Oireachtas Joint and Select Committees

Tuesday, 8 May 2018

Committee on Budgetary Oversight

Environmental Impact of Fiscal Instruments: Discussion

4:00 pm

Professor Edgar Morgenroth:

The Deputy is right. Particulate matter, PM, was known about. That is for sure. At the time the debate was very much about CO2. That is the point I am making. It is not that we did not know about it but it was not the No. 1 priority. In some ways it was almost allowed to happen because we knew that diesel vehicles were and have always been "dirtier". PM was known about decades ago. We had some evidence of the carcinogenic effects. We know a lot more now about how this happens exactly and we also know a lot more about the kinds of concentrations that one sees in heavily frequented routes. There has been a lot of research done in Europe.
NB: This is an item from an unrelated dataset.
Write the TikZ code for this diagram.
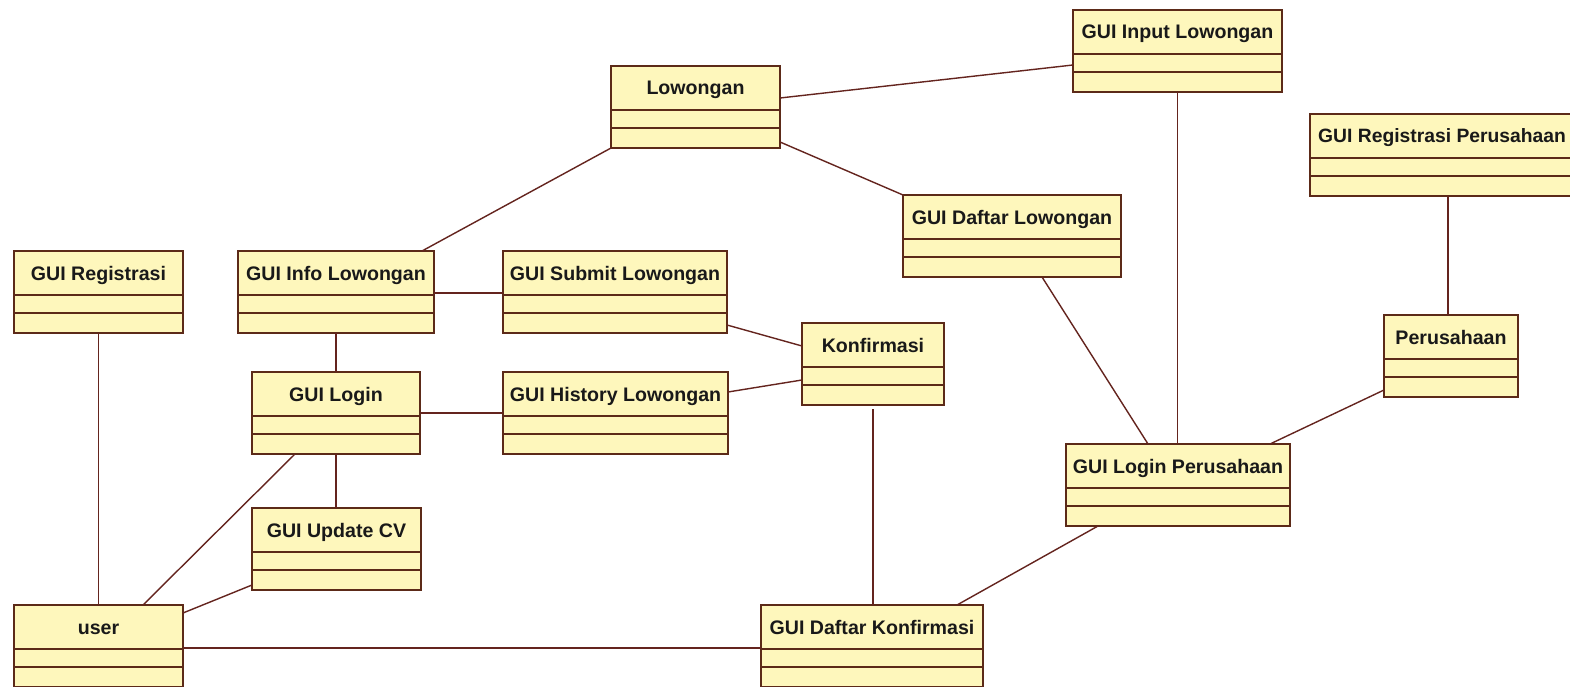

On health damage, in the study we did not do a full cost benefit analysis. It would be a very interesting exercise because then we could use it to determine what the right level of excise might be. It might be equalisation; it might be more or less. This is the first step. That is what the report was aimed at. It was to raise awareness that fiscal measures can play a really important role and have played an important role in some areas. There are areas where fiscal measures are in place where we have not considered the environmental impacts at all and really have not thought about it. There are areas where we probably should where we know there might be an issue. The issue of company car taxation is an example. The UK made a change a number of years ago when it went from a similar system to our own, a mileage driven system, to one that was based on CO2, which has changed quite dramatically the composition of the company car stock. Fortunately in Ireland, we do not know much about company cars at all. One cannot find out the number, how far they travel or what engine size they have. That means one cannot do any research. It is something that ought to be addressed because there is scope to change the vehicle fleet much more quickly on the company car side than on the private car side. The typical privately-owned vehicle tends to be kept for a much longer period than a company car. When a company car is written off it tends to be passed on so there is a much quicker turnover.